Bunun dışında, hayvanlar nihayet yasal olarak ahır yangınlarına karşı korunacak. Hayvanları Koruma Partisi, 2006 yılında meclise gireli beri ahır yangınlarına karşı önlem alınmasını savunmuştur, fakat hükümet neredeyse hiçbir şey yapmamıştır. Bu yüzden geçtiğimiz yıllarda yangın güvenliği iyileşeceğine kötüleşmiştir. Ouwehand: “Hükümet ahırların yangın güvenliğini sağlamak için yasal düzenlemeler yapmayı gerekli görmedi. Ne mutlu ki meclisin çoğunluğu bunun gerekliliğini kabul etti. Hayvanlar tuvalet kâğıtlardan daha iyi korunmayı hak ediyorlar ve bu korunmaya artık sahip olacaklar.”

Kabul edilen üçüncü yasa değişikliği sayesinde ise bundan sonra, hayvanların acı çekmesini önlemek için üreme kısıtlaması getirilebilir. Örneğin korona gibi bir salgın sırasında, ya da mezbahalara nakliyeyi dayanılmaz hale getiren bir sıcak dalgası yüzünden kesim hızının düşürülmesi gerektiğinde. “Hollanda hayvancılığı şu anda sürekli olarak hayvan üretecek şekilde işliyor. Bir sıcak dalgası sırasında bile hayvanlar mezbahaya gitmek zorunda, çünkü bir taraftan sürekli yeni hayvanlar ürüyor ve ahırlar boşalmadığı takdirde dolup taşar. Bu tür durumlarda üretimi durdurmak gerek. Bizim önerimiz sayesinde bu mümkün olacak.” diyerek sözlerini bitiriyor Ouwehand.

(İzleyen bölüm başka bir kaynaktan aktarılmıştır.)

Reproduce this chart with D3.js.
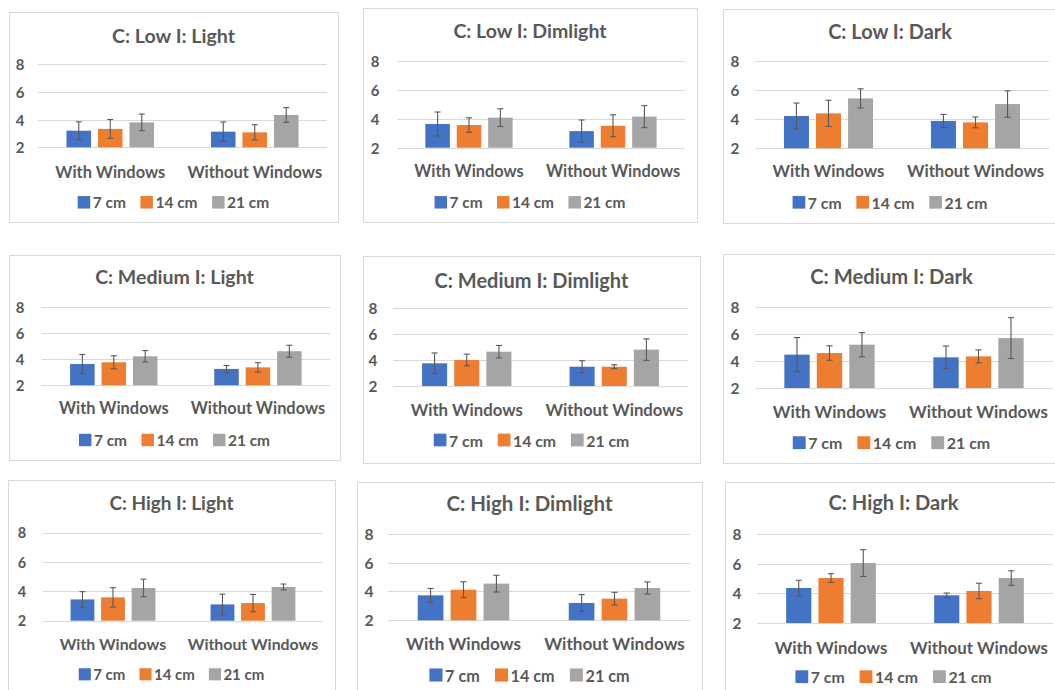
<!DOCTYPE html>
<html>
<head>
<meta charset="utf-8">
<script src="https://cdn.jsdelivr.net/npm/d3@7"></script>
<style>
  html, body { margin: 0; padding: 0; background: #ffffff; }
  svg { display: block; }
  text { font-family: "Lato", "Open Sans", sans-serif; font-weight: 700; fill: #595959; }
</style>
</head>
<body>
<svg id="chart" width="1055" height="690"></svg>
<script>
// ---- data ----
const categories = ["With Windows", "Without Windows"];
const seriesNames = ["7 cm", "14 cm", "21 cm"];
const seriesColors = ["#4472C4", "#ED7D31", "#A5A5A5"];
const yTicks = [2, 4, 6, 8];

const panelTitles = [
  "C: Low I: Light", "C: Low I: Dimlight", "C: Low I: Dark",
  "C: Medium I: Light", "C: Medium I: Dimlight", "C: Medium I: Dark",
  "C: High I: Light", "C: High I: Dimlight", "C: High I: Dark"
];

// mean per category (rows) and series (columns), with +/- error
const lowLightMean = [[3.20, 3.33, 3.80], [3.13, 3.08, 4.34]];
const lowLightErr = [[0.64, 0.68, 0.60], [0.70, 0.55, 0.53]];
const lowDimMean = [[3.64, 3.57, 4.08], [3.15, 3.52, 4.15]];
const lowDimErr = [[0.83, 0.50, 0.61], [0.77, 0.76, 0.76]];
const lowDarkMean = [[4.22, 4.40, 5.43], [3.88, 3.78, 5.04]];
const lowDarkErr = [[0.89, 0.90, 0.66], [0.45, 0.37, 0.91]];

const medLightMean = [[3.64, 3.77, 4.23], [3.26, 3.38, 4.62]];
const medLightErr = [[0.73, 0.50, 0.44], [0.26, 0.36, 0.46]];
const medDimMean = [[3.75, 4.01, 4.65], [3.49, 3.49, 4.81]];
const medDimErr = [[0.80, 0.45, 0.48], [0.46, 0.15, 0.83]];
const medDarkMean = [[4.48, 4.60, 5.22], [4.28, 4.35, 5.71]];
const medDarkErr = [[1.27, 0.54, 0.90], [0.84, 0.48, 1.52]];

const highLightMean = [[3.45, 3.59, 4.23], [3.11, 3.20, 4.30]];
const highLightErr = [[0.53, 0.66, 0.60], [0.70, 0.59, 0.20]];
const highDimMean = [[3.73, 4.12, 4.54], [3.20, 3.50, 4.24]];
const highDimErr = [[0.48, 0.55, 0.58], [0.58, 0.44, 0.42]];
const highDarkMean = [[4.36, 5.03, 6.04], [3.87, 4.16, 5.03]];
const highDarkErr = [[0.52, 0.29, 0.90], [0.15, 0.52, 0.49]];

const panelMeans = [lowLightMean, lowDimMean, lowDarkMean, medLightMean, medDimMean, medDarkMean, highLightMean, highDimMean, highDarkMean];
const panelErrs = [lowLightErr, lowDimErr, lowDarkErr, medLightErr, medDimErr, medDarkErr, highLightErr, highDimErr, highDarkErr];

// ---- layout of each small chart on the page ----
// box: [x0, y0, x1, y1], gx: plot x range, y8/y2: gridline positions for 8 and 2
const layouts = [
  { box: [9, 12, 338, 222], gx: [38, 327], y8: 64.3, y2: 147.3, titleY: 35, catY: 171, legY: 202.3, tickX: 20 },
  { box: [363, 8, 697, 222], gx: [397, 685], y8: 61, y2: 147.7, titleY: 30, catY: 170.7, legY: 202.3, tickX: 375 },
  { box: [723, 9, 1057, 223], gx: [755, 1049], y8: 61, y2: 148.3, titleY: 31, catY: 170.7, legY: 202.3, tickX: 735 },
  { box: [9, 255, 340, 460], gx: [41.7, 330], y8: 307.3, y2: 385.3, titleY: 276.7, catY: 407.7, legY: 440, tickX: 20 },
  { box: [363, 256, 700, 463], gx: [393, 688], y8: 308.3, y2: 386, titleY: 280, catY: 409, legY: 440, tickX: 373 },
  { box: [723, 254, 1060, 463], gx: [755, 1053], y8: 307.3, y2: 388, titleY: 276, catY: 411.7, legY: 442.7, tickX: 735 },
  { box: [8, 480, 335, 700], gx: [43, 323], y8: 532.7, y2: 620.7, titleY: 502, catY: 643, legY: 674.3, tickX: 22 },
  { box: [357, 482, 702, 700], gx: [388, 690], y8: 533.7, y2: 620.3, titleY: 503, catY: 643.3, legY: 675, tickX: 369 },
  { box: [725, 482, 1062, 700], gx: [757, 1053], y8: 534, y2: 623, titleY: 502, catY: 647.7, legY: 676.7, tickX: 737 }
];

const svg = d3.select("#chart");

layouts.forEach((L, i) => {
  const means = panelMeans[i];
  const errs = panelErrs[i];
  const s = (L.gx[1] - L.gx[0]) / 289;
  const g = svg.append("g");
  const cx = (L.box[0] + L.box[2]) / 2;

  // chart frame
  g.append("rect")
    .attr("x", L.box[0] + 0.5).attr("y", L.box[1] + 0.5)
    .attr("width", L.box[2] - L.box[0]).attr("height", L.box[3] - L.box[1])
    .attr("fill", "#ffffff").attr("stroke", "#D9D9D9").attr("stroke-width", 1);

  // title
  g.append("text")
    .attr("x", cx).attr("y", L.titleY)
    .attr("text-anchor", "middle").attr("dominant-baseline", "central")
    .style("font-size", (19.6 * s) + "px")
    .text(panelTitles[i]);

  const y = d3.scaleLinear().domain([2, 8]).range([L.y2, L.y8]);
  const x0 = d3.scaleBand().domain(categories).range(L.gx).padding(0);
  const bw = x0.bandwidth();
  const barW = bw * 0.17;
  const gap = bw * 0.048;
  const x1 = d3.scaleOrdinal().domain(seriesNames)
    .range(seriesNames.map((_, k) => (k - 1) * (barW + gap) - barW / 2));

  // gridlines
  g.selectAll("line.grid").data(yTicks).join("line")
    .attr("class", "grid")
    .attr("x1", L.gx[0]).attr("x2", L.gx[1])
    .attr("y1", d => Math.round(y(d)) + 0.5).attr("y2", d => Math.round(y(d)) + 0.5)
    .attr("stroke", "#D9D9D9").attr("stroke-width", 1);

  // y tick labels
  g.selectAll("text.tick").data(yTicks).join("text")
    .attr("class", "tick")
    .attr("x", L.tickX).attr("y", d => y(d))
    .attr("text-anchor", "middle").attr("dominant-baseline", "central")
    .style("font-size", (15 * s) + "px")
    .text(d => d);

  // bars with error bars
  categories.forEach((c, ci) => {
    const center = x0(c) + bw / 2;
    seriesNames.forEach((sn, si) => {
      const v = means[ci][si];
      const e = errs[ci][si];
      const bx = center + x1(sn);
      g.append("rect")
        .attr("x", bx).attr("y", y(v))
        .attr("width", barW).attr("height", y(2) - y(v))
        .attr("fill", seriesColors[si]);
      const mx = bx + barW / 2;
      const cap = 3 * s;
      g.append("line").attr("x1", mx).attr("x2", mx).attr("y1", y(v + e)).attr("y2", y(v - e))
        .attr("stroke", "#595959").attr("stroke-width", 1.1);
      [v + e, v - e].forEach(t => {
        g.append("line").attr("x1", mx - cap).attr("x2", mx + cap).attr("y1", y(t)).attr("y2", y(t))
          .attr("stroke", "#595959").attr("stroke-width", 1.1);
      });
    });
  });

  // category labels
  g.selectAll("text.cat").data(categories).join("text")
    .attr("class", "cat")
    .attr("x", d => x0(d) + bw / 2).attr("y", L.catY)
    .attr("text-anchor", "middle").attr("dominant-baseline", "central")
    .style("font-size", (16.4 * s) + "px")
    .text(d => d);

  // legend, centred on the chart frame
  const leg = g.append("g");
  const sq = 12.5 * s;
  let xpos = 0;
  seriesNames.forEach((sn, si) => {
    leg.append("rect").attr("x", xpos).attr("y", L.legY - sq / 2)
      .attr("width", sq).attr("height", sq).attr("fill", seriesColors[si]);
    const t = leg.append("text").attr("x", xpos + sq + 2.5 * s).attr("y", L.legY)
      .attr("dominant-baseline", "central")
      .style("font-size", (15.5 * s) + "px")
      .text(sn);
    xpos += sq + 2.5 * s + t.node().getComputedTextLength();
    if (si < seriesNames.length - 1) xpos += 14.5 * s;
  });
  leg.attr("transform", `translate(${cx - xpos / 2},0)`);
});
</script>
</body>
</html>
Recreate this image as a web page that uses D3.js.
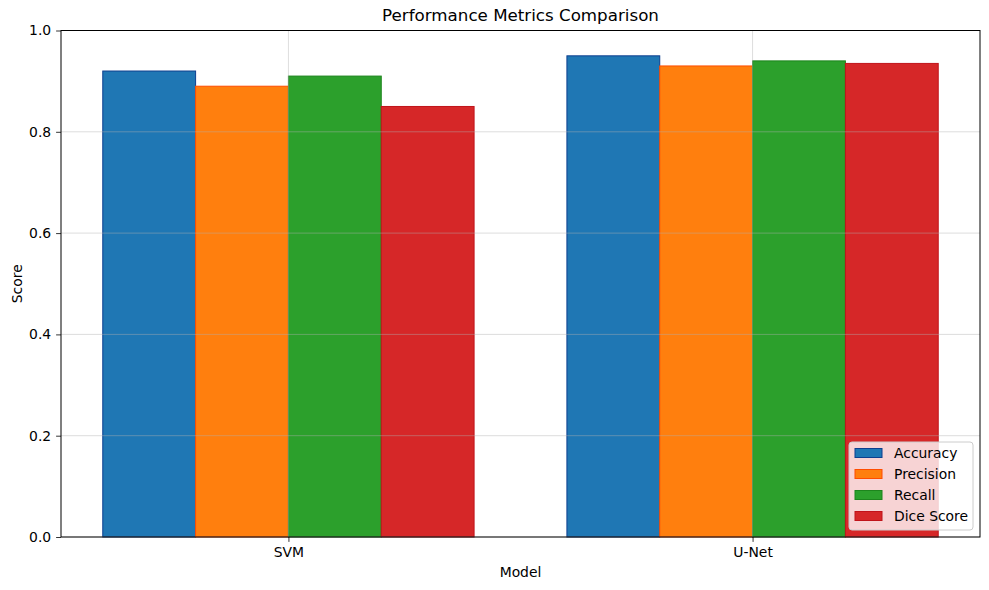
<!DOCTYPE html>
<html>
<head>
<meta charset="utf-8">
<script src="https://cdn.jsdelivr.net/npm/d3@7"></script>
<style>
  html, body { margin: 0; padding: 0; background: #fff; }
  svg { display: block; font-family: "DejaVu Sans", sans-serif; }
</style>
</head>
<body>
<svg id="chart" width="989" height="590"></svg>
<script>
const models = ["SVM", "U-Net"];
const metrics = ["Accuracy", "Precision", "Recall", "Dice Score"];
const accuracy = [0.92, 0.95];
const precision = [0.89, 0.93];
const recall = [0.91, 0.94];
const diceScore = [0.85, 0.935];
const yTicks = [0.0, 0.2, 0.4, 0.6, 0.8, 1.0];
const fillColors = ["#1f77b4", "#ff7f0e", "#2ca02c", "#d62728"];
const edgeColors = ["#0d3f8f", "#ff4d00", "#1d851d", "#c0141a"];

const seriesValues = [accuracy, precision, recall, diceScore];

const W = 989, H = 590;
const L = 61, R = 980, T = 30.5, B = 537;
const barW = 0.2;
const FS = "13.9px";

const svg = d3.select("#chart");

const x = d3.scaleLinear().domain([-0.49, 1.49]).range([L, R]);
const y = d3.scaleLinear().domain([0, 1]).range([B, T]);

// bars
const data = [];
metrics.forEach((m, i) => {
  models.forEach((mod, j) => {
    data.push({ metric: m, i, j, v: seriesValues[i][j] });
  });
});

svg.append("g").selectAll("rect").data(data).enter().append("rect")
  .attr("x", d => x(d.j + (d.i - 1.5) * barW - barW / 2))
  .attr("width", d => x(barW) - x(0))
  .attr("y", d => y(d.v))
  .attr("height", d => y(0) - y(d.v))
  .attr("fill", d => fillColors[d.i])
  .attr("stroke", d => edgeColors[d.i])
  .attr("stroke-width", 1);

// grid (on top)
const grid = svg.append("g").attr("stroke", "#b0b0b0").attr("stroke-opacity", 0.55).attr("stroke-width", 0.8);
grid.selectAll("line.h").data(yTicks).enter().append("line")
  .attr("x1", L).attr("x2", R)
  .attr("y1", d => y(d)).attr("y2", d => y(d));
grid.selectAll("line.v").data(models).enter().append("line")
  .attr("y1", T).attr("y2", B)
  .attr("x1", (d, j) => x(j)).attr("x2", (d, j) => x(j));

// axes
const yAxis = d3.axisLeft(y).tickValues(yTicks).tickFormat(d3.format(".1f")).tickSize(4.9).tickPadding(4.9);
const gy = svg.append("g").attr("transform", `translate(${L},0)`).call(yAxis);
const xAxis = d3.axisBottom(x).tickValues([0, 1]).tickFormat(d => models[d]).tickSize(4.9).tickPadding(4.9);
const gx = svg.append("g").attr("transform", `translate(0,${B})`).call(xAxis);
[gx, gy].forEach(g => {
  g.select(".domain").remove();
  g.selectAll(".tick line").attr("stroke", "#000").attr("stroke-width", 0.8);
  g.selectAll(".tick text").attr("fill", "#000").attr("font-size", FS).attr("font-family", "DejaVu Sans");
});

// spines
svg.append("rect").attr("x", L).attr("y", T).attr("width", R - L).attr("height", B - T)
  .attr("fill", "none").attr("stroke", "#000").attr("stroke-width", 1);

// title and labels
svg.append("text").attr("x", (L + R) / 2).attr("y", 21).attr("text-anchor", "middle")
  .attr("font-size", "16.7px").attr("fill", "#000").text("Performance Metrics Comparison");
svg.append("text").attr("x", (L + R) / 2).attr("y", 577).attr("text-anchor", "middle")
  .attr("font-size", FS).attr("fill", "#000").text("Model");
svg.append("text").attr("transform", `translate(22,${(T + B) / 2}) rotate(-90)`).attr("text-anchor", "middle")
  .attr("font-size", FS).attr("fill", "#000").text("Score");

// legend
const lg = svg.append("g");
lg.append("rect").attr("x", 849).attr("y", 442).attr("width", 124).attr("height", 88)
  .attr("rx", 3).attr("fill", "#fff").attr("fill-opacity", 0.8)
  .attr("stroke", "#cccccc").attr("stroke-width", 1);
metrics.forEach((m, i) => {
  const cy = 453 + i * 21;
  lg.append("rect").attr("x", 855).attr("y", cy - 4.5).attr("width", 27).attr("height", 9)
    .attr("fill", fillColors[i]).attr("stroke", edgeColors[i]).attr("stroke-width", 1);
  lg.append("text").attr("x", 894).attr("y", cy + 5).attr("font-size", FS).attr("fill", "#000").text(m);
});
</script>
</body>
</html>
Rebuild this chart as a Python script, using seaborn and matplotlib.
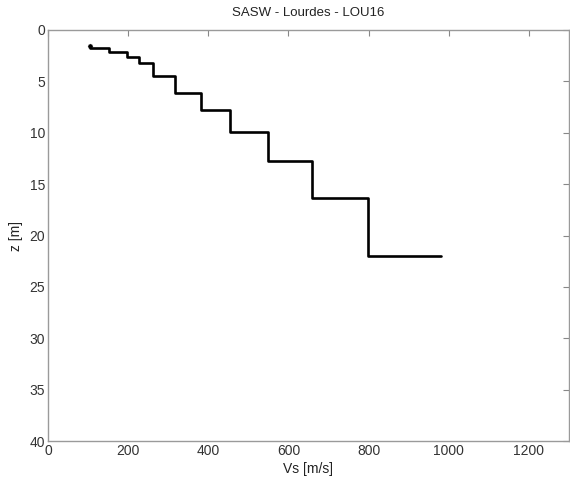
import numpy as np
import pandas as pd
import matplotlib
matplotlib.use("Agg")
import matplotlib.pyplot as plt
import seaborn as sns

# Vs profile (step points)
vs = [106, 152, 198, 228, 263, 318, 383, 455, 548, 660, 798, 980]
z = [1.75, 2.14, 2.6, 3.24, 4.47, 6.1, 7.78, 9.92, 12.75, 16.34, 21.95, 21.95]
start_vs = [106]
start_z = [1.6]

xticks = [0, 200, 400, 600, 800, 1000, 1200]
yticks = [0, 5, 10, 15, 20, 25, 30, 35, 40]

sns.set_style("white")
plt.rcParams['font.family'] = ['Liberation Sans', 'DejaVu Sans']

df = pd.DataFrame({"Vs": vs, "z": z})

fig = plt.figure(figsize=(5.7, 4.79), dpi=100)
ax = fig.add_axes([0.0842, 0.0793, 0.9138, 0.8581])

sns.lineplot(data=df, x="Vs", y="z", sort=False, estimator=None,
             drawstyle="steps-post", color="black", linewidth=1.9, ax=ax)
sns.scatterplot(x=start_vs, y=start_z, color="black", s=14, ax=ax)

ax.set_xlim(0, 1300)
ax.set_ylim(40, 0)
ax.set_xticks(xticks)
ax.set_yticks(yticks)
ax.tick_params(direction="in", length=4, width=0.8, color="#888888",
               labelcolor="#333333", labelsize=10, top=True, right=True,
               pad=2)
for s in ax.spines.values():
    s.set_color("#9a9a9a")
    s.set_linewidth(1.0)

ax.set_title("SASW - Lourdes - LOU16", fontsize=9.5, color="#222222", pad=10)
ax.set_xlabel("Vs [m/s]", fontsize=10, color="#222222", labelpad=3)
ax.set_ylabel("z [m]", fontsize=10, color="#222222", labelpad=5)

fig.savefig("out.png", dpi=100)
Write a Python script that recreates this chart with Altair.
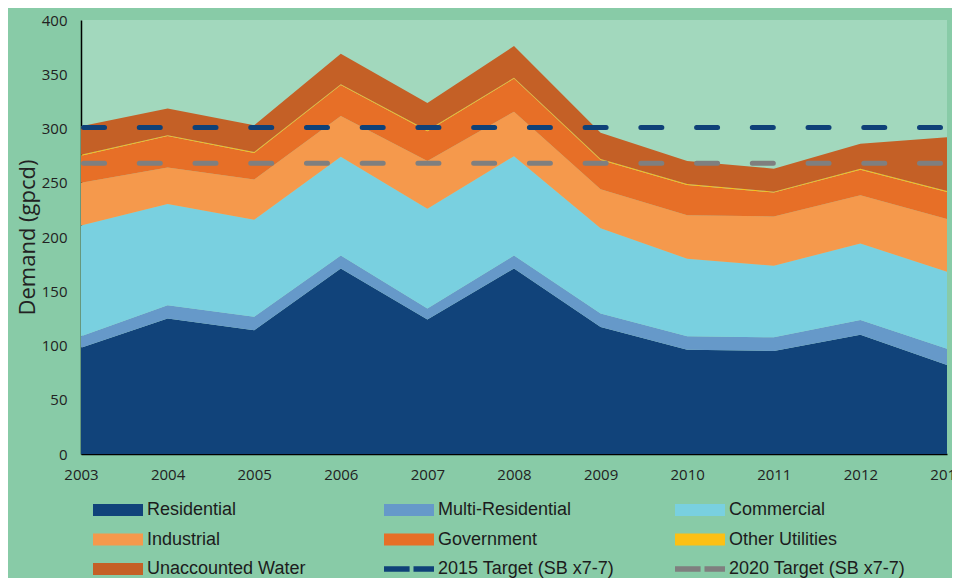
import altair as alt
import pandas as pd

years = [2003, 2004, 2005, 2006, 2007, 2008, 2009, 2010, 2011, 2012, 2013]
residential = [98.0, 125.0, 114.0, 171.0, 124.0, 171.0, 117.0, 96.0, 95.0, 110.0, 82.0]
multi_residential = [10.5, 12.0, 12.5, 12.0, 10.0, 12.0, 12.5, 12.5, 12.5, 13.5, 15.0]
commercial = [102.0, 93.5, 89.5, 91.0, 92.0, 91.5, 78.5, 71.5, 66.0, 70.5, 71.0]
industrial = [39.5, 33.5, 37.0, 37.5, 44.0, 41.0, 36.0, 40.0, 45.5, 44.5, 48.5]
government = [25.0, 29.0, 24.5, 28.5, 27.5, 30.5, 27.0, 28.0, 22.0, 23.5, 25.0]
other_utilities = [0.8, 0.8, 0.8, 0.8, 0.8, 0.8, 0.8, 0.8, 0.8, 0.8, 0.8]
unaccounted = [26.2, 24.7, 24.7, 28.2, 25.2, 29.2, 24.2, 21.2, 21.2, 23.2, 49.7]

categories = ["Residential", "Multi-Residential", "Commercial", "Industrial",
              "Government", "Other Utilities", "Unaccounted Water"]
series = [residential, multi_residential, commercial, industrial,
          government, other_utilities, unaccounted]
target_names = ["2015 Target (SB x7-7)", "2020 Target (SB x7-7)"]
target_values = [301, 268]
colors = ["#11437a", "#6699c9", "#79d0e0", "#f5994c", "#e76f27", "#fcc015",
          "#c46026", "#0f4178", "#7f7f7f"]

rows = []
for i, (cat, vals) in enumerate(zip(categories, series)):
    for yr, v in zip(years, vals):
        rows.append({"Year": yr, "Category": cat, "Demand": v, "order": i})
df = pd.DataFrame(rows)
tdf = pd.DataFrame({"Category": target_names, "Demand": target_values})

domain = categories + target_names
color_scale = alt.Scale(domain=domain, range=colors)

RECT = "M-4.1667,-1H4.1667V1H-4.1667Z"
DASH = "M-4.1667,-0.45H0.1V0.45H-4.1667Z M0.75,-0.45H4.1667V0.45H0.75Z"
shape_scale = alt.Scale(domain=domain, range=[RECT] * len(categories) + [DASH] * len(target_names))

legend = alt.Legend(
    title=None, orient="none", legendX=9, legendY=481, columns=3,
    direction="horizontal", symbolSize=144, symbolOffset=19,
    labelOffset=20, labelFont="Liberation Sans", labelFontSize=18,
    labelColor="#1c1c1c", columnPadding=57, rowPadding=11.5, gridAlign="all",
    padding=0, symbolStrokeWidth=0, symbolOpacity=1, labelLimit=400,
)

x_axis = alt.Axis(values=years, format="d", title=None, ticks=False, grid=False,
                  labelFlush=False, labelOverlap=False, labelPadding=13,
                  labelFont="Open Sans", labelFontSize=15, labelColor="#222222",
                  domainColor="#000000", domainWidth=1.5)
y_axis = alt.Axis(values=list(range(0, 401, 50)), title="Demand (gpcd)", ticks=False,
                  grid=False, labelPadding=14, labelFont="Open Sans", labelFontSize=15,
                  labelColor="#222222", titleFont="Open Sans", titleFontSize=22,
                  titleFontWeight="normal", titleColor="#222222", titlePadding=2,
                  domainColor="#000000", domainWidth=1.5)

y_scale = alt.Scale(domain=[0, 400], nice=False)

legend_layer = alt.Chart(pd.DataFrame({"Category": domain})).mark_point(
    filled=True, opacity=0, size=144).encode(
    color=alt.Color("Category:N", scale=color_scale, legend=legend),
    shape=alt.Shape("Category:N", scale=shape_scale, legend=legend),
)

areas = alt.Chart(df).mark_area(opacity=1).encode(
    x=alt.X("Year:Q", scale=alt.Scale(domain=[2003, 2013], nice=False, zero=False), axis=x_axis),
    y=alt.Y("Demand:Q", stack="zero", scale=y_scale, axis=y_axis),
    color=alt.Color("Category:N", scale=color_scale, legend=None),
    order=alt.Order("order:Q", sort="ascending"),
)

targets = alt.Chart(tdf).mark_rule(strokeWidth=5, strokeDash=[21, 34.73],
                                   strokeCap="round", strokeDashOffset=49.23).encode(
    y=alt.Y("Demand:Q", scale=y_scale, axis=y_axis),
    color=alt.Color("Category:N", scale=color_scale, legend=None),
)

chart = alt.layer(legend_layer, areas, targets).properties(
    width=866, height=434,
    autosize=alt.AutoSizeParams(type="none"),
    padding={"left": 73, "top": 12, "right": 5, "bottom": 124},
    background="#88cba7",
).configure_view(fill="#a2d8bd", strokeWidth=0)

chart.save("out.html", embed_options={"renderer": "svg", "actions": False})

Birleşik Krallık: Canlı hayvan ihracatı yasağı ve hayvanların ‘hissedebilen varlıklar’ olarak tanınması
Birleşik Krallık’ta da hükümet geçtiğimiz hafta, hayvan hakları örgütleri ve Animal Welfare Party (Hayvan Refahı Partisi) tarafından memnuniyetle karşılanan bir dizi hayvan refahı önlemi açıkladı. Bu önlemler arasında İngiliz tarihinde ilk defa hayvanları resmî olarak ‘hissedebilen varlıklar’ olarak tanıyan Animal Sentience Bill (‘Hayvan Duyarlılık Yasası); canlı hayvanların ihracatının büyük ölçüde yasaklanması; fildişi gibi av ganimetlerinin ithalatının yasaklanması ve maymunların evcil hayvan olarak tutulmasının yasaklanması yer alıyor. Hükümet ayrıca yasadışı yavru köpek ticareti ile mücadele planlarını da açıkladı.

Geçen hafta Londra ve İskoçya’daki yerel seçimlerde büyük başarı kaydeden İngiliz Animal Welfare Party başkanı Vanessa Hudson “Hükümetin bu planlarından çok memnunuz” dedi. “Bu konular üzerinde uzun süredir kampanya yürütüyoruz ve kutlanacak çok şey var! Tabii ki daha yapılacak da çok şey var: Örneğin hâlâ kaz ciğeri ve kürk satışlarının ve evcil hayvanların çevrimiçi ticaretinin tamamen yasaklanması gerekiyor. Bu konularda da usanmadan mücadele etmeye devam edeceğiz.”

Canlı hayvan ihracatının yasaklanması, 18 hayvan hakları partisi liderinin kısa süre önce Avrupa Komisyonu’na yönelttiği, canlı hayvanların AB üyesi olmayan ülkelere nakliyesinin yasaklanması konusundaki acil çağrıyı takiben gerçekleşti. Hayvanların nakliyesi çoğu zaman günlerce, hatta aylarca sürüyor ve korkunç hayvan eziyetine sebep oluyor. Yeni Zelanda da canlı hayvanların denizyolu ile taşınmasına son vereceğini açıklamıştı.